Esto, efectivamente, es grave, y los historiadores estamos en el deber de señalarlo. A pesar de ello, creemos que el peligro real para nuestras democracias no está aquí. Desde hace algo más de una década, cada vez son más los gobiernos que desarrollan los temas de la derecha radical e incorporan planteamientos que el consenso antifascista europeo posterior a 1945 había impedido. La normalización de la derecha radical y su creciente visibilidad política y mediática es una de las características fundamentales de nuestro tiempo, tras su llegada al poder en Estados Unidos, Hungría, Brasil, Polonia, India y su incorporación a coaliciones de gobierno y Parlamentos. Pero esto no quiere decir que Italia o España estén avanzando hacia el fascismo. Por duro que sea el presente que vivimos, no nos parece que pueda equipararse al de las décadas de 1930 y 1940. Ni los contextos son los mismos ni las alternativas políticas son equiparables.

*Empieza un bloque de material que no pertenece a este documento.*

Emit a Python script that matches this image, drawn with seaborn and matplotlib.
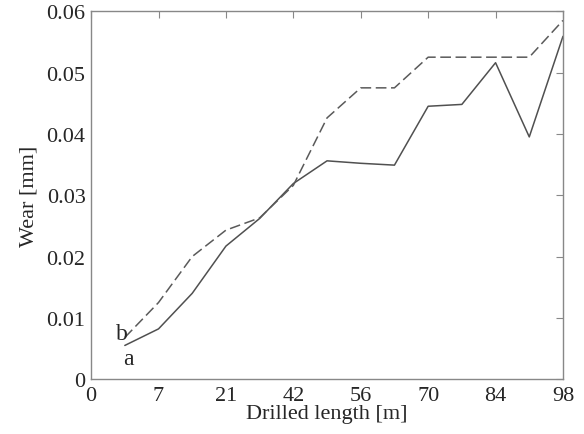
import numpy as np
import pandas as pd
import matplotlib
matplotlib.use("Agg")
import matplotlib.pyplot as plt
import seaborn as sns

# x positions are equally spaced steps; the axis labels are the drilled lengths
step = [1, 2, 3, 4, 5, 6, 7, 8, 9, 10, 11, 12, 13, 14]
wear_a = [0.0055, 0.0082, 0.0140, 0.0217, 0.0262, 0.0319, 0.0356, 0.0352,
          0.0349, 0.0445, 0.0448, 0.0516, 0.0395, 0.0559]
wear_b = [0.0068, 0.0125, 0.0200, 0.0243, 0.0263, 0.0316, 0.0426, 0.0475,
          0.0475, 0.0525, 0.0525, 0.0525, 0.0525, 0.0585]

x_tick_pos = [0, 2, 4, 6, 8, 10, 12, 14]
x_tick_labels = ["0", "7", "21", "42", "56", "70", "84", "98"]
y_ticks = [0, 0.01, 0.02, 0.03, 0.04, 0.05, 0.06]
y_tick_labels = ["0", "0.01", "0.02", "0.03", "0.04", "0.05", "0.06"]

sns.set_style("white")
plt.rcParams["font.family"] = ["Liberation Serif", "DejaVu Serif"]

fig = plt.figure(figsize=(5.84, 4.35), dpi=100)
ax = fig.add_axes([0.156, 0.126, 0.808, 0.846])

df_a = pd.DataFrame({"x": step, "y": wear_a})
df_b = pd.DataFrame({"x": step, "y": wear_b})
sns.lineplot(data=df_a, x="x", y="y", ax=ax, color="#505050", linewidth=1.1)
sns.lineplot(data=df_b, x="x", y="y", ax=ax, color="#5a5a5a", linewidth=1.1,
             dashes=False, linestyle=(0, (7, 3)))

ax.set_xlim(0, 14)
ax.set_ylim(0, 0.06)
ax.set_xticks(x_tick_pos)
ax.set_xticklabels(x_tick_labels)
ax.set_yticks(y_ticks)
ax.set_yticklabels(y_tick_labels)
ax.tick_params(direction="in", top=True, right=True, length=5, width=0.8,
               color="#888888", labelsize=16)
ax.tick_params(axis="x", pad=5)
ax.tick_params(axis="y", pad=4)
for s in ax.spines.values():
    s.set_color("#888888")
    s.set_linewidth(1.0)

ax.set_xlabel("Drilled length [m]", fontsize=16, labelpad=-1)
ax.set_ylabel("Wear [mm]", fontsize=16, labelpad=6)

ax.text(0.92, 0.0075, "b", fontsize=17, ha="center", va="center")
ax.text(1.1, 0.0033, "a", fontsize=17, ha="center", va="center")

fig.savefig("out.png", dpi=100)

Por eso es necesario detenernos en una cuestión delicada y difícil de abordar: la del supuesto eterno retorno del fascismo, emparentada (y severamente discutida) con la tesis del fascismo eterno planteada hace ya años por Umberto Eco. Como dice Sergio del Molino en el prólogo de Ellos, los fascistas. La banalización del fascismo y la crisis de la democracia (de próxima aparición), la alerta antifascista permanente dificulta identificar las características propias de los movimientos de derecha radical actuales, sustituyendo el análisis por la imposición, bastante acomodaticia, de estereotipos y metáforas que ocultan más de cuanto iluminan. Conocemos peor el pasado y entendemos aún peor el presente. Trump, Abascal, Jair Bolsonaro, Matteo Salvini, Orbán o Meloni comparten elementos de cultura y praxis políticas de naturaleza ultraconservadora, xenófoba, nativista y ultrarreligiosa. Pero llamarlos “fascistas” dificulta conocer lo que el fascismo fue realmente: estado de guerra permanente, imperialismo agresivo, represión política, excepcionalidad normativa, persecución de las minorías, jerarquización racial, asesinato de civiles, deportaciones, genocidio. Y no solo eso. En el sentido contrario, la reducción al estereotipo emborrona las características del fenómeno actual e impide hacerle frente. ¿Es esa la forma de combatirlo? Vale la pena recordarlo: la apelación a la lucha contra el “fascismo” en las últimas elecciones en Madrid y Castilla y León no han dado precisamente buenos resultados a las fuerzas “antifascistas”. No cabe descartar, por fin, un reverso perverso: el de generar orgullo por reacción. Hacer identidad del insulto del adversario. Apropiárselo. Si nos llaman fascistas, cantemos que volveremos a 1936. Y que la escalada continúe.

Con todo, y por grave que nos parezca, creemos que el problema de fondo no es narrativo ni de interpretación histórica. Tampoco lo es la emergencia o la consolidación del fascismo: es la crisis de la democracia liberal y la falta de proyectos consolidados que la doten de musculatura frente a un proceso de erosión que se desarrolla desde dentro, y que incluye de manera creciente, arrogante y chirriante la banalización de los términos “fascismo” y “fascista” desde buena parte del espectro político. La derecha radical europea está plagada de nostálgicos del fascismo histórico, pero ese no parece ser el motivo que la hace atractiva para los millones de votantes que optan por soluciones populistas, identitarias y en ocasiones, antisistema. La normalización de esa derecha radical puede ser central en el vaciamiento de contenido de esta democracia liberal y puede acabar por convertirla en otra cosa, mientras continuamos señalando con el dedo a un fascismo tan inexistente como evanescente.